I think life got hard for him and so reverting to his teenage mind where the world is his oyster and all things are still possible and he hasn't made any career or investment mistakes was very appealing. So appealing he sort of lost his mind and went after it as hard as he used to go after his Scotch & soda.
There is absolutely no way to reason with someone in that mindset. None. Save yourself and don't even try. They twist themselves into pretzels to avoid being honest with themselves and everyone else.
Not all of these men (and women) always go off the deep end like this. Just the ones who are married to decent, honest, strong partners because over time, they resent their partner's ability to be so confident in knowing right from wrong and to, not only recover, but to learn from their mistakes. We're everything they thought they'd become and when they finally realize they didn't become it, they're lost. So what better solution to go back to being a teenager?
The good news on that one is, you just keep being the wonderful person you are, cherished by your friends and your family and your neighbors and your coworkers and be there for your children and let your lawyer handle the rest. In the end, whatever you get or don't get will be immaterial because you will move forward in your life and continue to be a successful person in every way that matters and the world will reward you with even more of the good stuff you have now.

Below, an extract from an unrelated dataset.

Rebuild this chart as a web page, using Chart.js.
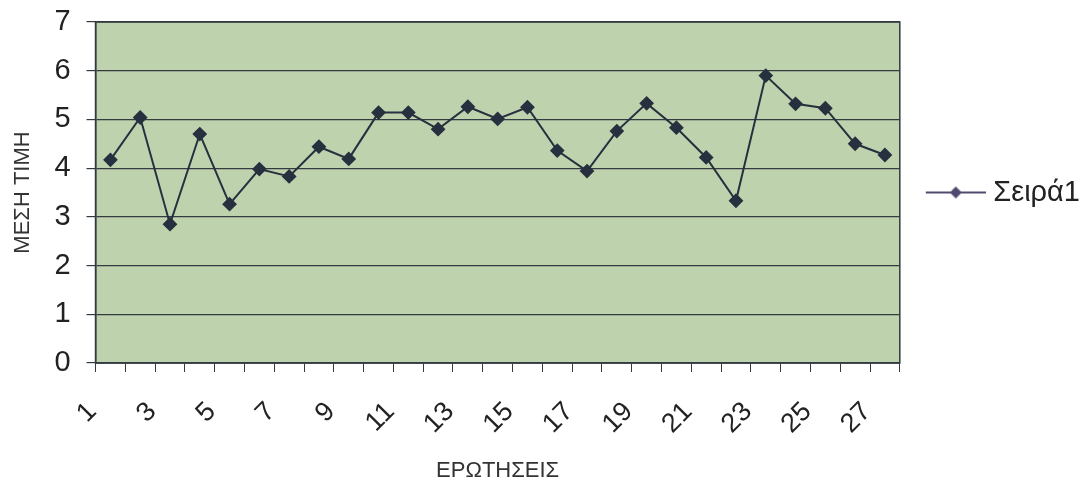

As my counselor once said to me, after I sat there and whined for an hour about all the things I'd lost or would never get to do, etc. "But Josie, you're free."
I started to bristle at first but I knew from experience that every time I thought I was going to disagree with her, I'd think about it and eventually get it. And I did get it and she was right. Being free from him will simply make space in your life for more of the good stuff you have now.
BW, was 67; now 73; M 45 yrs., T 49 yrs.